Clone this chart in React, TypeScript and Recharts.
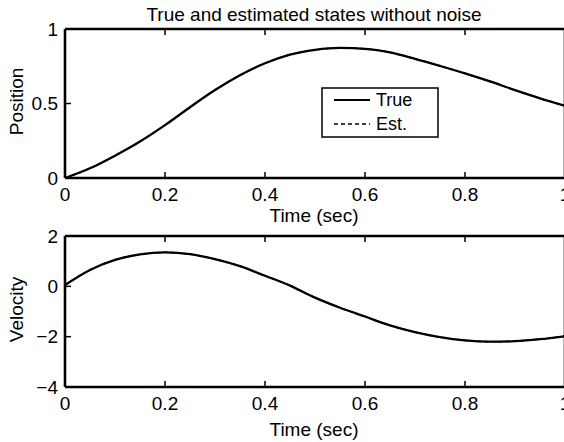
import React from "react";
import { LineChart, Line, XAxis, YAxis, Legend, Label } from "recharts";

// time axis (sec)
const time = [0, 0.05, 0.1, 0.15, 0.2, 0.25, 0.3, 0.35, 0.4, 0.45, 0.5, 0.55, 0.6, 0.65, 0.7, 0.75, 0.8, 0.85, 0.9, 0.95, 1];
// true states; estimates coincide (no noise)
const truePosition = [0, 0.065, 0.15, 0.245, 0.355, 0.475, 0.59, 0.69, 0.77, 0.828, 0.86, 0.873, 0.867, 0.843, 0.8, 0.752, 0.702, 0.648, 0.59, 0.535, 0.485];
const trueVelocity = [0.05, 0.65, 1.05, 1.27, 1.35, 1.28, 1.08, 0.8, 0.42, 0.03, -0.45, -0.85, -1.2, -1.55, -1.82, -2.02, -2.15, -2.2, -2.18, -2.1, -1.98];
const estPosition = truePosition;
const estVelocity = trueVelocity;

const timeTicks = [0, 0.2, 0.4, 0.6, 0.8, 1];
const positionTicks = [0, 0.5, 1];
const velocityTicks = [-4, -2, 0, 2];
const legendOrder = ["True", "Est."];

const posData = time.map((t, i) => ({ t, tru: truePosition[i], est: estPosition[i] }));
const velData = time.map((t, i) => ({ t, tru: trueVelocity[i], est: estVelocity[i] }));

const FONT = '"Liberation Sans", Arial, Helvetica, sans-serif';
const tickStyle = { fill: "#000", fontSize: 19, fontFamily: FONT };
const fmt = (v: number) => String(v).replace("-", "\u2212");

function YLabel({ text }: { text: string }) {
  return (props: any) => {
    const vb = props.viewBox || { x: 0, y: 0, width: 0, height: 0 };
    const cy = vb.y + vb.height / 2 - 2;
    return (
      <text x={23} y={cy} transform={`rotate(-90, 23, ${cy})`} textAnchor="middle"
        fill="#000" fontSize={19} fontFamily={FONT}>{text}</text>
    );
  };
}

function XText(text: string, dy: number, size = 19) {
  return (props: any) => {
    const vb = props.viewBox || { x: 0, y: 0, width: 0, height: 0 };
    return (
      <text x={vb.x + vb.width / 2 - 1} y={vb.y + dy} textAnchor="middle"
        fill="#000" fontSize={size} fontFamily={FONT}>{text}</text>
    );
  };
}

function LegendBox(props: any) {
  const items = [...(props.payload || [])].sort(
    (a: any, b: any) => legendOrder.indexOf(a.value) - legendOrder.indexOf(b.value)
  );
  return (
    <svg width={118} height={51} style={{ display: "block" }}>
      <rect x={1} y={1} width={116} height={49} fill="#fff" stroke="#000" strokeWidth={1.5} />
      {items.map((it: any, i: number) => {
        const y = 13 + i * 24;
        return (
          <g key={i}>
            <line x1={13} x2={49} y1={y} y2={y} stroke="#000" strokeWidth={i === 0 ? 1.8 : 1.5}
              strokeDasharray={it.payload?.strokeDasharray} />
            <text x={55} y={y + 6} fontSize={18} fontFamily={FONT} fill="#000">{it.value}</text>
          </g>
        );
      })}
    </svg>
  );
}

const axisLine = { stroke: "#000", strokeWidth: 2.6 };
const tickLine = { stroke: "#000", strokeWidth: 1.5 };

export default function App() {
  return (
    <div style={{ position: "absolute", left: 0, top: 0, width: 564, height: 442, overflow: "hidden", background: "#fff" }}>
      <div style={{ position: "absolute", left: 0, top: 0 }}>
        <LineChart width={575} height={230} data={posData} margin={{ top: 0, right: 0, bottom: 0, left: 0 }}>
          <XAxis xAxisId="b" dataKey="t" type="number" domain={[0, 1]} ticks={timeTicks} interval={0}
            height={52} axisLine={axisLine} tickLine={tickLine} tickSize={-6} tickMargin={15.5}
            tick={tickStyle} tickFormatter={fmt}>
            <Label content={XText("Time (sec)", 44)} />
          </XAxis>
          <XAxis xAxisId="t" orientation="top" dataKey="t" type="number" domain={[0, 1]} ticks={timeTicks}
            interval={0} height={29} axisLine={axisLine} tickLine={tickLine} tickSize={-6} tickFormatter={() => ""}>
            <Label content={XText("True and estimated states without noise", 21)} />
          </XAxis>
          <YAxis yAxisId="l" domain={[0, 1]} ticks={positionTicks} interval={0} width={65}
            axisLine={axisLine} tickLine={tickLine} tickSize={-6} tickMargin={13} tick={tickStyle} tickFormatter={fmt}>
            <Label content={YLabel({ text: "Position" })} />
          </YAxis>
          <YAxis yAxisId="r" orientation="right" domain={[0, 1]} ticks={positionTicks} interval={0} width={10}
            axisLine={axisLine} tickLine={tickLine} tickSize={-6} tickFormatter={() => ""} />
          <Legend layout="vertical" align="center" verticalAlign="middle" content={LegendBox}
            wrapperStyle={{ left: 321, top: 87, width: 118, height: 51 }} />
          <Line xAxisId="b" yAxisId="l" dataKey="tru" name="True" type="monotone" stroke="#000" strokeWidth={2.3}
            dot={false} isAnimationActive={false} />
          <Line xAxisId="b" yAxisId="l" dataKey="est" name="Est." type="monotone" stroke="#000" strokeWidth={1.5}
            strokeDasharray="4 3" dot={false} isAnimationActive={false} />
        </LineChart>
      </div>
      <div style={{ position: "absolute", left: 0, top: 207 }}>
        <LineChart width={575} height={235} data={velData} margin={{ top: 0, right: 0, bottom: 0, left: 0 }}>
          <XAxis xAxisId="b" dataKey="t" type="number" domain={[0, 1]} ticks={timeTicks} interval={0}
            height={55} axisLine={axisLine} tickLine={tickLine} tickSize={-6} tickMargin={15.5}
            tick={tickStyle} tickFormatter={fmt}>
            <Label content={XText("Time (sec)", 49)} />
          </XAxis>
          <XAxis xAxisId="t" orientation="top" dataKey="t" type="number" domain={[0, 1]} ticks={timeTicks}
            interval={0} height={29} axisLine={axisLine} tickLine={tickLine} tickSize={-6} tickFormatter={() => ""} />
          <YAxis yAxisId="l" domain={[-4, 2]} ticks={velocityTicks} interval={0} width={65}
            axisLine={axisLine} tickLine={tickLine} tickSize={-6} tickMargin={13} tick={tickStyle} tickFormatter={fmt}>
            <Label content={YLabel({ text: "Velocity" })} />
          </YAxis>
          <YAxis yAxisId="r" orientation="right" domain={[-4, 2]} ticks={velocityTicks} interval={0} width={10}
            axisLine={axisLine} tickLine={tickLine} tickSize={-6} tickFormatter={() => ""} />
          <Line xAxisId="b" yAxisId="l" dataKey="tru" name="True" type="monotone" stroke="#000" strokeWidth={2.3}
            dot={false} isAnimationActive={false} />
          <Line xAxisId="b" yAxisId="l" dataKey="est" name="Est." type="monotone" stroke="#000" strokeWidth={1.5}
            strokeDasharray="4 3" dot={false} isAnimationActive={false} />
        </LineChart>
      </div>
    </div>
  );
}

• • • • • • •

• _EXERCISE TASK_: Restate only the lines running from the start of the material above through the line containing "YAxis, Legend, Label", ends included. No pictures.

• _RESPONSE TO THE EXERCISE_:
Clone this chart in React, TypeScript and Recharts.
import React from "react";
import { LineChart, Line, XAxis, YAxis, Legend, Label } from "recharts";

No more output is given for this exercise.